§ **Written exercise**
Extract word for word the lines of the listing from its start to the line holding "100, step: 10", both ends kept; pictures are not part of the copy.

------ Exercise input

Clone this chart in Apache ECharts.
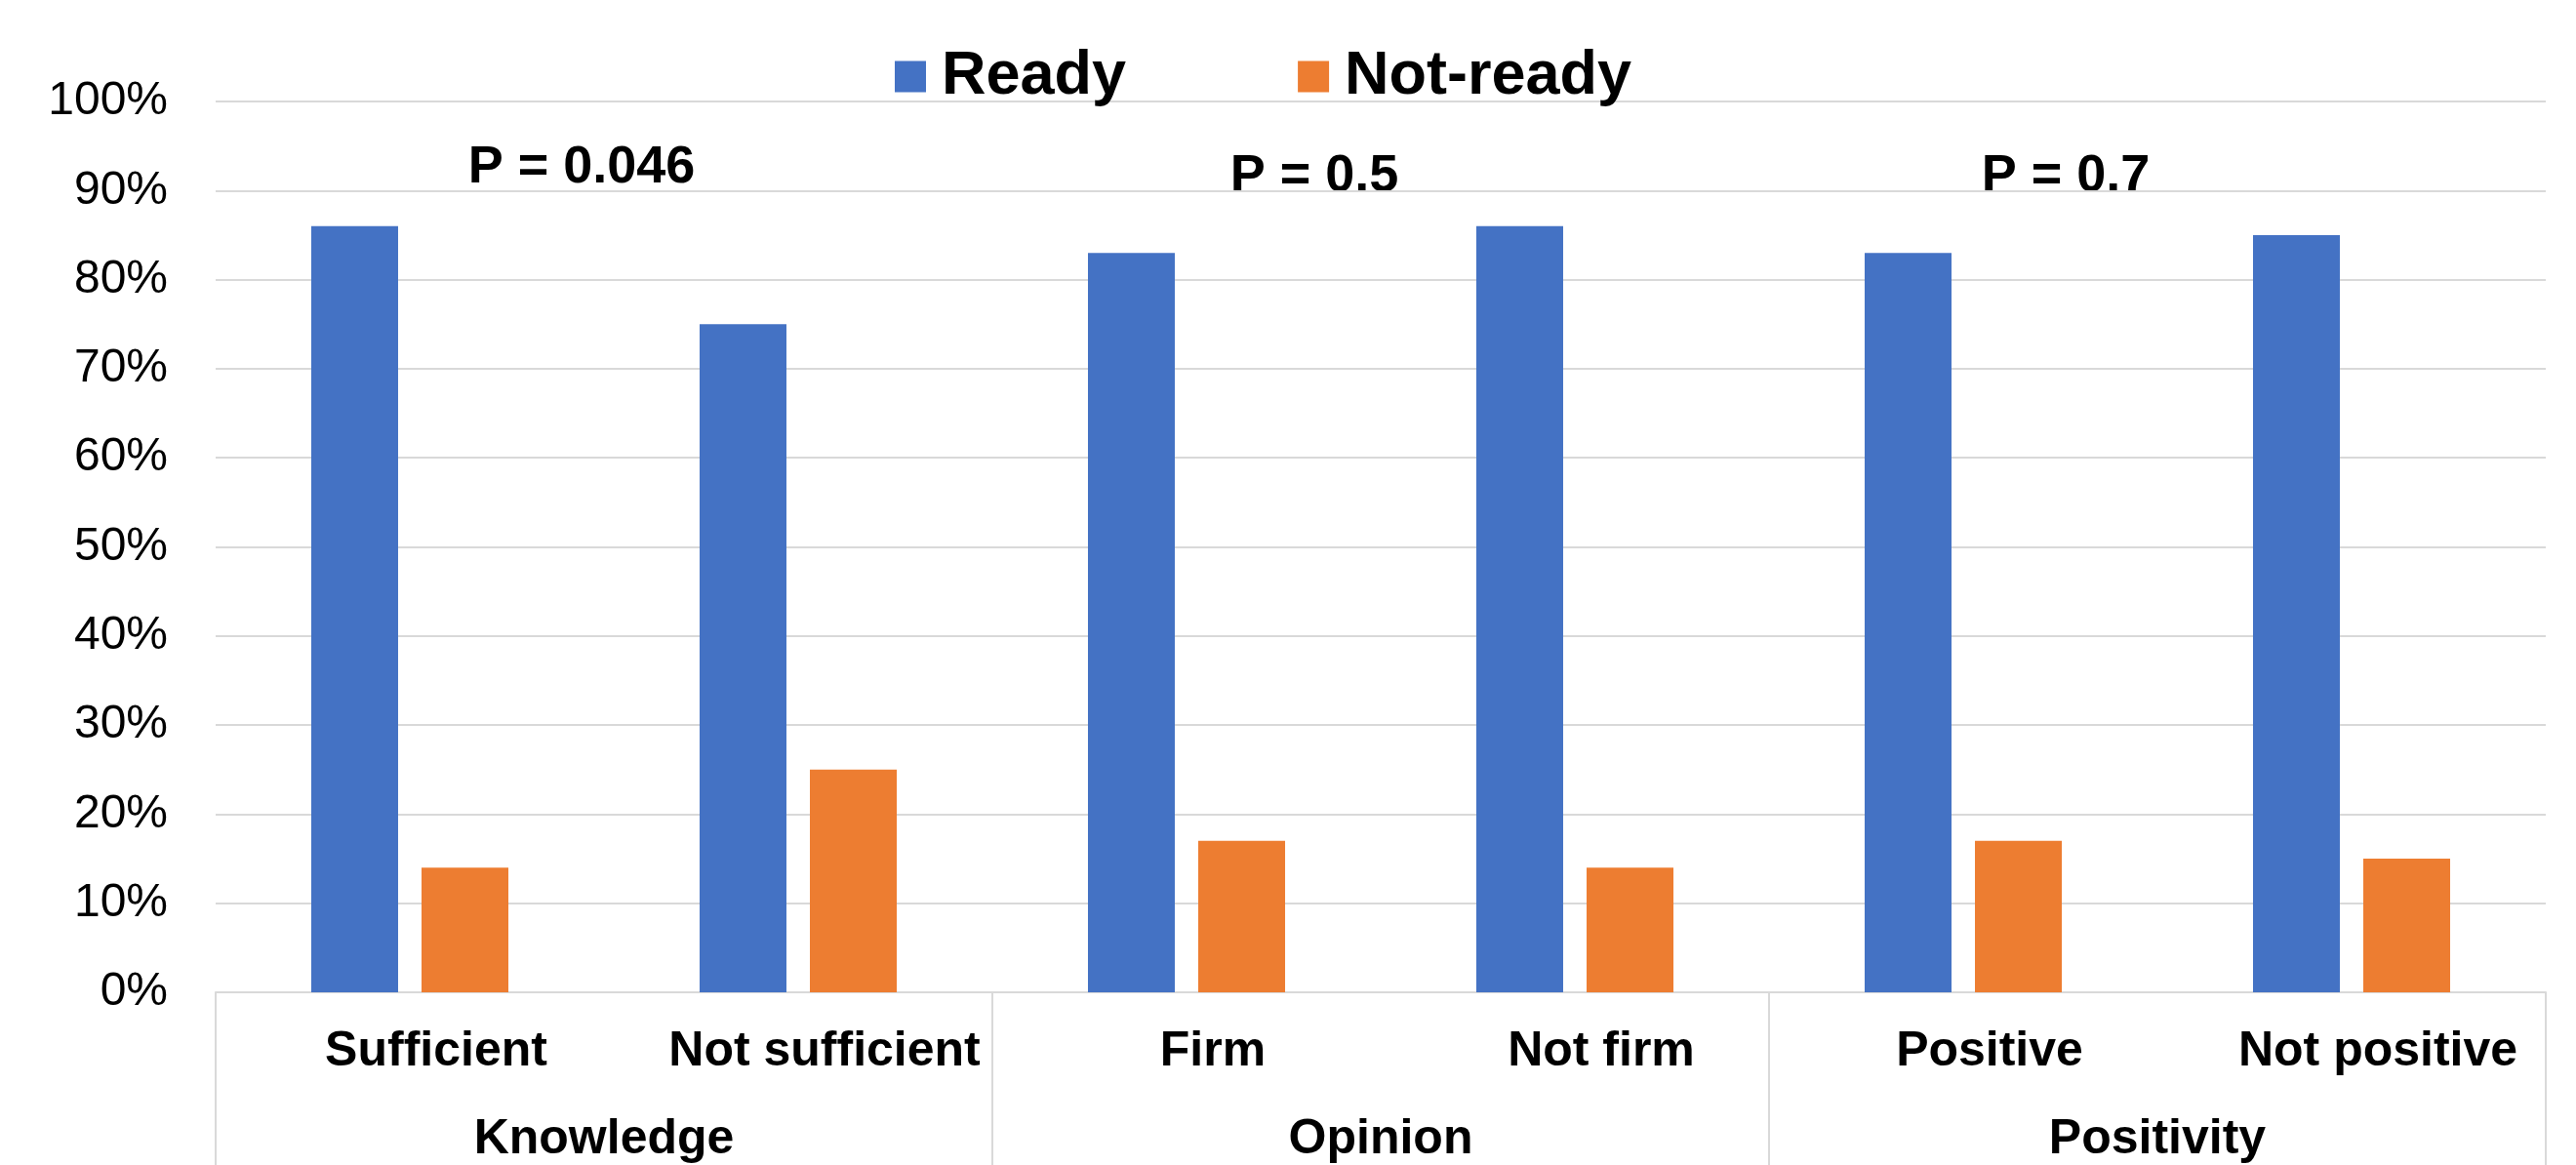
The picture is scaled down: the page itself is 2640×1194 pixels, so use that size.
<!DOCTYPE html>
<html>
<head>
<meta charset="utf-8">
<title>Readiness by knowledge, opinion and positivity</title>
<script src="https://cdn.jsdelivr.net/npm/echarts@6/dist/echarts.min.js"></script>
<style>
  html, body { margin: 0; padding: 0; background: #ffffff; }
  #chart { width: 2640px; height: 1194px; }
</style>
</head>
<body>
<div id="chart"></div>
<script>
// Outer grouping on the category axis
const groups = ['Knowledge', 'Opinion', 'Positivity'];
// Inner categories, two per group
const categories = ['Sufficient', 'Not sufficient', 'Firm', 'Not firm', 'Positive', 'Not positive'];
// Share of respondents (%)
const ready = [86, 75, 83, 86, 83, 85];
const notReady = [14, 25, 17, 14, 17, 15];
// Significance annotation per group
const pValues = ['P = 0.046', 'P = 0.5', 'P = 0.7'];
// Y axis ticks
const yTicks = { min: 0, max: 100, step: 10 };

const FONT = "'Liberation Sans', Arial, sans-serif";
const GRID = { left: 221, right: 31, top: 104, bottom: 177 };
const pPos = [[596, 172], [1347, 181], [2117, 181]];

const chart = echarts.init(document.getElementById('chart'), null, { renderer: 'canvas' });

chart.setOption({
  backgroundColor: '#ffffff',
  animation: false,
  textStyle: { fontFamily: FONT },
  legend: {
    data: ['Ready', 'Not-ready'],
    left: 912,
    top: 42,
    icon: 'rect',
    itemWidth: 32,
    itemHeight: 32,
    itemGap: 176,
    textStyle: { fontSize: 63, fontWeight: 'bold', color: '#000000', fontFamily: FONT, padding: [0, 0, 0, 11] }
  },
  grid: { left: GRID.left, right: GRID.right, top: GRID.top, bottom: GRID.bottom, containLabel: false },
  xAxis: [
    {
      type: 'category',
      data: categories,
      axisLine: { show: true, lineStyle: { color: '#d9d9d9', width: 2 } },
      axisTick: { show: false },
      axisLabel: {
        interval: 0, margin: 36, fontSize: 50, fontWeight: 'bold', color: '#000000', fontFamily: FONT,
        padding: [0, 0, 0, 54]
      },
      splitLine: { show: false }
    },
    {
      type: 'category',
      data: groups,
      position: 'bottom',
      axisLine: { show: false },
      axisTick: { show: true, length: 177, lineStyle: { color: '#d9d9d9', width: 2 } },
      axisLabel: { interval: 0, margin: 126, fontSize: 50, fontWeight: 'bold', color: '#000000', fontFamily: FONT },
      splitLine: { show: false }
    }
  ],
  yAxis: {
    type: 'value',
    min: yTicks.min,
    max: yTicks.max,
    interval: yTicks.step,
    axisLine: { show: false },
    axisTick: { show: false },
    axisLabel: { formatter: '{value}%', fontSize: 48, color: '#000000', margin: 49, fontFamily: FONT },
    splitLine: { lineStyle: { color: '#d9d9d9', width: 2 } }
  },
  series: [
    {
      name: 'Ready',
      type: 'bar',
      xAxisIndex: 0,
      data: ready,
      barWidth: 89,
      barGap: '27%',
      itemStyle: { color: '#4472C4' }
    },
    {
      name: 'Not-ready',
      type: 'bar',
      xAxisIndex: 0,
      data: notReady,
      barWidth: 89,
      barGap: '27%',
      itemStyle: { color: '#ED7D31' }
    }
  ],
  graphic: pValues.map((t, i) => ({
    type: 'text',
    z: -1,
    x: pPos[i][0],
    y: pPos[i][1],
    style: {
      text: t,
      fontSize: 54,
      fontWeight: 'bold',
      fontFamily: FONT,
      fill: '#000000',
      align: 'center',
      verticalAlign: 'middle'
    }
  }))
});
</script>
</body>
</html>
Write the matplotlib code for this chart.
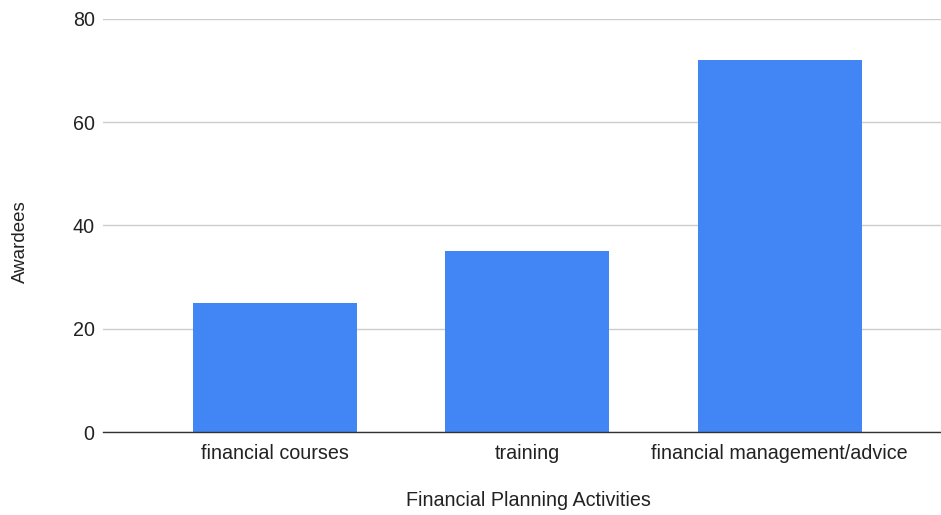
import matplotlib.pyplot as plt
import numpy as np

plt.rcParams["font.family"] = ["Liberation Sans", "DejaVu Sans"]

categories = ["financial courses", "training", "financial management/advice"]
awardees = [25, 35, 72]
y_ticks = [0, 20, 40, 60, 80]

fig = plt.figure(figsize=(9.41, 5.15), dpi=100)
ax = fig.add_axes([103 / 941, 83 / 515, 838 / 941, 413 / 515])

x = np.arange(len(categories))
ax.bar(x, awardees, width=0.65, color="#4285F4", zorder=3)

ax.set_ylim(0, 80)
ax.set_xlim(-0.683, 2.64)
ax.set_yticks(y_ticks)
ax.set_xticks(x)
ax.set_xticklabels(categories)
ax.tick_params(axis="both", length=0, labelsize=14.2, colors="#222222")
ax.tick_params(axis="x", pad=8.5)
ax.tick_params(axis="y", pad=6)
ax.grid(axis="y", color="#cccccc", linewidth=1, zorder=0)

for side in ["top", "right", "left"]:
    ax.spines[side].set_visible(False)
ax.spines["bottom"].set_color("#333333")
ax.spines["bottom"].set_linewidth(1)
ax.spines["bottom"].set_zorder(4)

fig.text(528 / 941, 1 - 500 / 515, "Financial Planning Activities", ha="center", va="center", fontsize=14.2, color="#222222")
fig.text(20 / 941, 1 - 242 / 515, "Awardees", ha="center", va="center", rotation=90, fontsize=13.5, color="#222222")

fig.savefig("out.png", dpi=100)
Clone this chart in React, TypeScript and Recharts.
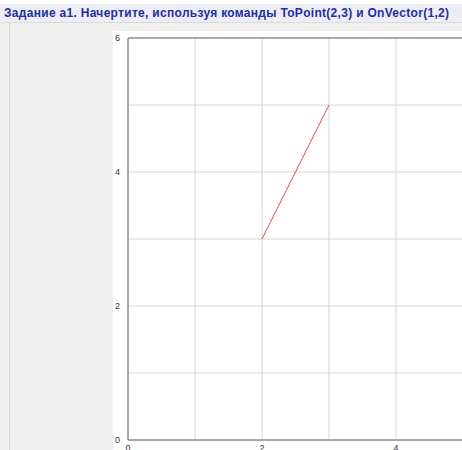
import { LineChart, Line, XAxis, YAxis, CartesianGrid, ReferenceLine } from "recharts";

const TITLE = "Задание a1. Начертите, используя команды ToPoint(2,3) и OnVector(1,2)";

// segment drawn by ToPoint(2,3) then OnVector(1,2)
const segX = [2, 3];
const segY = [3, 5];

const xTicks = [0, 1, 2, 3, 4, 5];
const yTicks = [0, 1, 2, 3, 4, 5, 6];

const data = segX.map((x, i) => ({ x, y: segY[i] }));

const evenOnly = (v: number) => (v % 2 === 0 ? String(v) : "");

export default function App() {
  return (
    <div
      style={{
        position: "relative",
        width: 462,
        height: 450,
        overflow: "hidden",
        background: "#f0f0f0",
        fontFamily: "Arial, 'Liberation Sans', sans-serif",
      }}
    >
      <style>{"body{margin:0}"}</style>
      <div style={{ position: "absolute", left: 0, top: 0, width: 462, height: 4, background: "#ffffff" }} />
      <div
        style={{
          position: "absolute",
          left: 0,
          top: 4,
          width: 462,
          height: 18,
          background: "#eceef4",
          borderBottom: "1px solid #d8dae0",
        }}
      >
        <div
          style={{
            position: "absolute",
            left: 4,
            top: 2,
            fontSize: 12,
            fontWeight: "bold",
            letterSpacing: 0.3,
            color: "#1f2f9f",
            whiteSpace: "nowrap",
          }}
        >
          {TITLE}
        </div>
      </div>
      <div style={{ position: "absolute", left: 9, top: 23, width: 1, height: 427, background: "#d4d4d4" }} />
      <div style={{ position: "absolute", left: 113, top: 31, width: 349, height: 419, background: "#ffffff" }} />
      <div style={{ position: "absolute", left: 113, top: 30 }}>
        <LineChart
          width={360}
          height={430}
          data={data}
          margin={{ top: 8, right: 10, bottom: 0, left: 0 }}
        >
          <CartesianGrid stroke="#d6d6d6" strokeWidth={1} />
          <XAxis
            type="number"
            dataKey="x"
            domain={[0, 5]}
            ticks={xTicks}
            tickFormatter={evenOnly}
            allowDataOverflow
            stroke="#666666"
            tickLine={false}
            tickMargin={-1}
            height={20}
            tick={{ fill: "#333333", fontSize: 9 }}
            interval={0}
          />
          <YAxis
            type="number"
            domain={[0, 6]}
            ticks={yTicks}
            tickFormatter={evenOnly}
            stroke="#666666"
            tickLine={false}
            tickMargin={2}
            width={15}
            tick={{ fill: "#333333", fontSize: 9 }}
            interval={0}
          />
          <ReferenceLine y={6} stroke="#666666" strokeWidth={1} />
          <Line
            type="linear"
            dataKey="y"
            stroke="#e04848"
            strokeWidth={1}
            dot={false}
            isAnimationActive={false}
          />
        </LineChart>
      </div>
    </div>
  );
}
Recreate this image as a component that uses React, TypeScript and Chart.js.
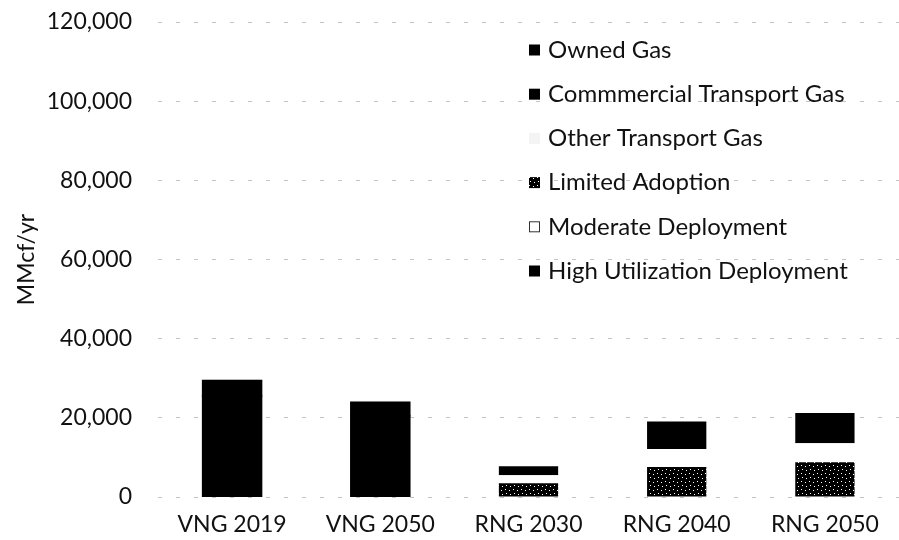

------------

§ **Output of the task**
Clone this chart in Apache ECharts.
The picture is scaled down: the page itself is 2640×1194 pixels, so use that size.
<!DOCTYPE html>
<html>
<head>
<meta charset="utf-8">
<title>Readiness by knowledge, opinion and positivity</title>
<script src="https://cdn.jsdelivr.net/npm/echarts@6/dist/echarts.min.js"></script>
<style>
  html, body { margin: 0; padding: 0; background: #ffffff; }
  #chart { width: 2640px; height: 1194px; }
</style>
</head>
<body>
<div id="chart"></div>
<script>
// Outer grouping on the category axis
const groups = ['Knowledge', 'Opinion', 'Positivity'];
// Inner categories, two per group
const categories = ['Sufficient', 'Not sufficient', 'Firm', 'Not firm', 'Positive', 'Not positive'];
// Share of respondents (%)
const ready = [86, 75, 83, 86, 83, 85];
const notReady = [14, 25, 17, 14, 17, 15];
// Significance annotation per group
const pValues = ['P = 0.046', 'P = 0.5', 'P = 0.7'];
// Y axis ticks
const yTicks = { min: 0, max: 100, step: 10 };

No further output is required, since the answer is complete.